Ana-Maria Stan

Romanian University Historians in the 1930s and 1940s – the Case of Dimitrie Todoranu, Professor at the University of Cluj

Article information:
Volume III, 2019, No 1, Pages: 87-106
DOI: http://dx.doi.org/10.24193/JRHE.2019.1.5
Ana-Maria Stan, Senior Researcher at the Babeș-Bolyai University, Cluj-Napoca, Romania Email: ana.stan@ubbcluj.ro

 Abstract. This study focuses on the complex topics of university history and academic strategy as they were seen in the late 1930’s and early 1940’s by a Romanian scholar, Dimitrie Todoranu. At the time a young psychologist and university member of staff, Todoranu held influential administrative positions, being appointed head of the University Office at the Romanian University of Cluj in 1934. Starting from that year, and throughout the Second World War, he reflected and published rather extensively on the characteristics, the “role and the essenceˮ of a university in Europe and in particular in Central and Eastern Europe. Using the evolution of the Romanian University of Cluj as a case study, Todoranu tried to define what a modern university should look like, what were the best relationships between students and professors, what the public significance of a university should be in the life of a (nation)state.

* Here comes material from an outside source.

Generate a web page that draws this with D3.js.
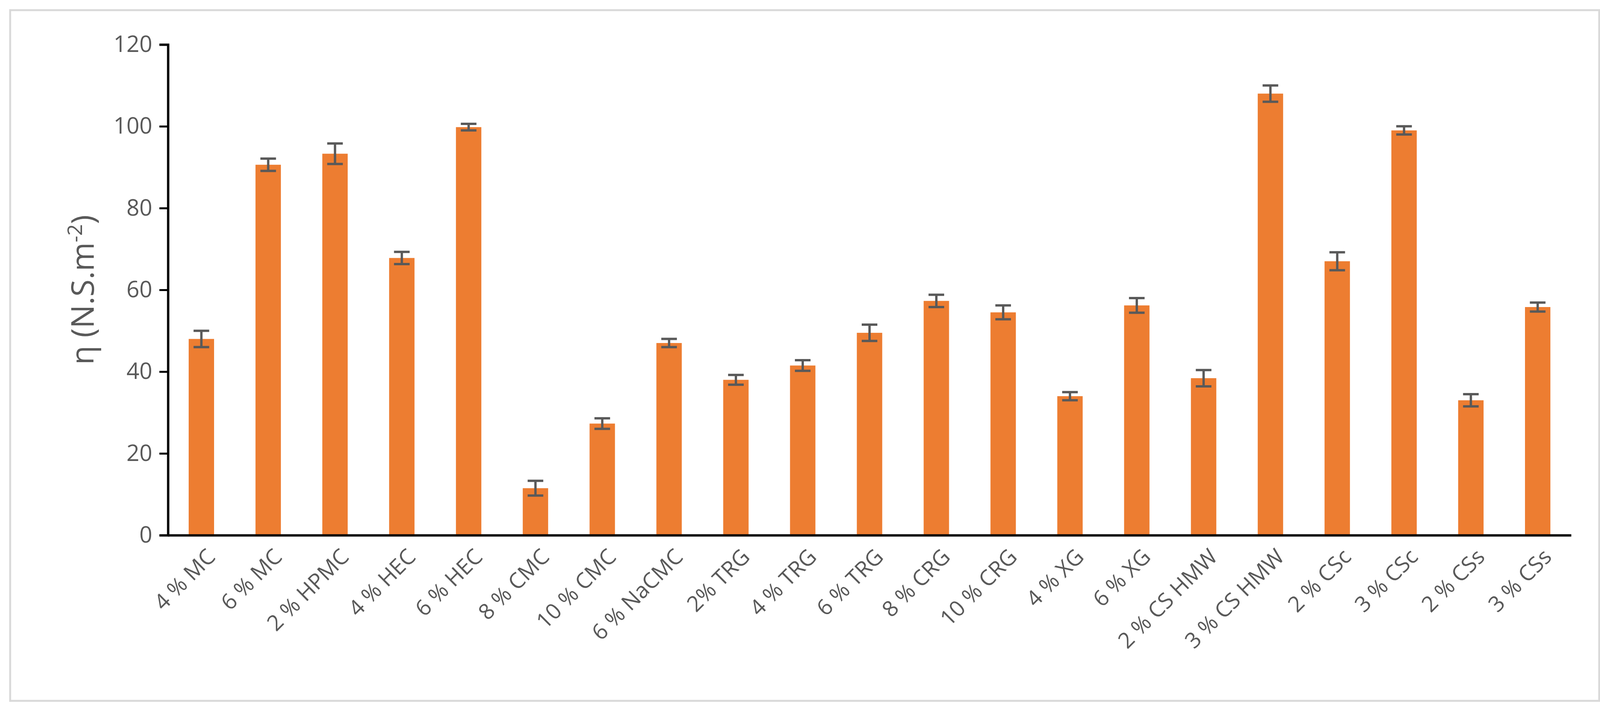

Todoranu’s works and ideas testify not only to a significant phase in the field of European higher education, but represent as well an important and a less known episode/contribution to the history of universities in 20th century Romania.
Keywords: history of universities, Romanian University of Cluj, Dimitrie Todoranu, academic institutional development, 1930’s and the Second World War.